And speaking of polls, Digby has a nice summary of the VERY comprehensive poll of teabaggers conducted by the New York Times and CBS, both of whom have excellent write-ups of their own (with graphics, etc.). The bottom line is that they are pretty much what you think they are — Republicans, except they're a bit angrier and a bit more racist and a bit more to the right. CBS:
Eighteen percent of Americans identify as Tea Party supporters. The vast majority of them — 89 percent — are white. Just one percent is black.
They tend to skew older: Three in four are 45 years old or older, including 29 percent who are 65 plus. They are also more likely to be men (59 percent) than women (41 percent).
More than one in three (36 percent) hails from the South, far more than any other region. Twenty-five percent come from the West, 22 percent from the Midwest, and 18 percent from the northeast.
Nearly three in four describe themselves as conservative, and 39 percent call themselves very conservative. Sixty percent say they always or usually vote Republican. Forty percent say the United States needs a third party, while 52 percent say it does not.
But a couple of things stand out.
They love their guns. More than half — 58 percent — keep a gun in the household.
Regardless of your overall opinion, do you think the views of the people in the tea party movement generally reflect the views of most Americans?
84% of the self-identified teabaggers said yes. Only 25% of the general public agreed.
Of course, they live in a self-imposed bubble (aided by Fox news), so it's not surprising.
What's more, they are ill-informed:
Where are they getting their information? 63% of them get their TV news from FOX. 53% believe that Glenn Beck and Sean Hannity are news shows.
And many of them don't even think about the things they think about. Writes the New York Times:
And nearly three-quarters of those who favor smaller government said they would prefer it even if it meant spending on domestic programs would be cut.
But in follow-up interviews, Tea Party supporters said they did not want to cut Medicare or Social Security — the biggest domestic programs, suggesting instead a focus on “waste.”
Some defended being on Social Security while fighting big government by saying that since they had paid into the system, they deserved the benefits.
Others could not explain the contradiction.
“That’s a conundrum, isn’t it?” asked Jodine White, 62, of Rocklin, Calif. “I don’t know what to say. Maybe I don’t want smaller government. I guess I want smaller government and my Social Security.” She added, “I didn’t look at it from the perspective of losing things I need. I think I’ve changed my mind.”
Okay, well get back to us when you figure out what you want.
Another example of how they don't think about what they think about?
Asked to volunteer what they don't like about Mr. Obama, the top answer, offered by 19 percent of Tea Party supporters, was that they just don't like him.

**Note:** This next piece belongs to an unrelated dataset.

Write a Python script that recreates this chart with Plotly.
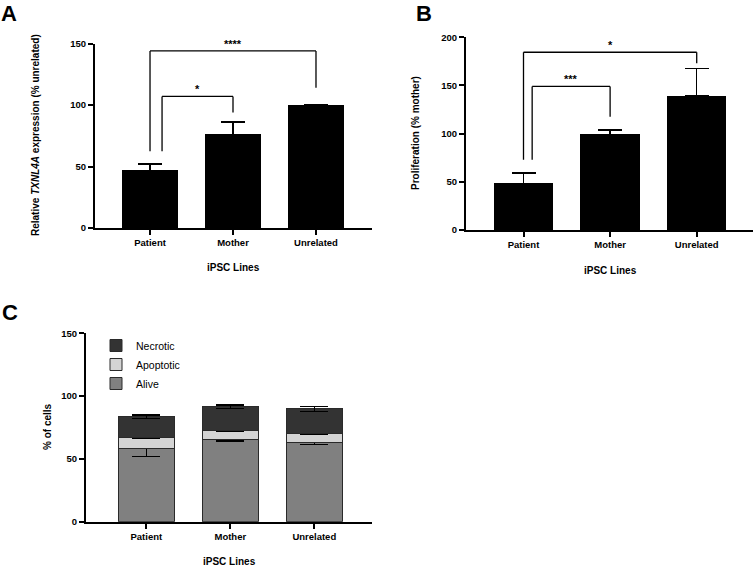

Riiight. Because they can't say "skin color" and they know it.
UPDATE: Steven Benen notes more contradictions, writing:
If you were to make a Venn Diagram of the issues Tea Party members care about, and the issues Tea Party members are confused about, you'd only see one circle.
These folks claim to be motivated by concerns over taxes, but Tea Partiers tend not to know anything about the subject. They claim to be angry about the Affordable Care Act, but they don't know what's in it. They claim to hate expensive government programs, except for all the expensive government programs that benefit them and their families.
It's inherently challenging to create a lasting, successful political movement predicated on literally nothing more than ignorance and rage. In the case of Tea Partiers, we're talking about a reasonably large group of people who seem to revel in their own ignorance, but nevertheless seek an active role in the process.
and Jed Lewison notes:
According to a new poll from CBS and the New York Times, 92% of tea partiers are scared that America is moving towards socialism — but in a strange twist, most of them seem to like it.
Despite the fear that socialism is coming to America, 62% of tea party supporters also support Social Security and Medicare. In fact, nearly half of them either benefit from Social Security or Medicare or have somebody in their immediate family who does. And about one-third are directly beneficiaries at least one of the programs, compared to about one-fifth of the population at large.
And CBS News notes that the majority of Tea Party supporters (18% of Americans are Tea Party supporters, according to the poll) say "their taxes are fair". Now that's really odd, considering that the "Tea" in "Tea Party" stands for "Taxed Enough Already".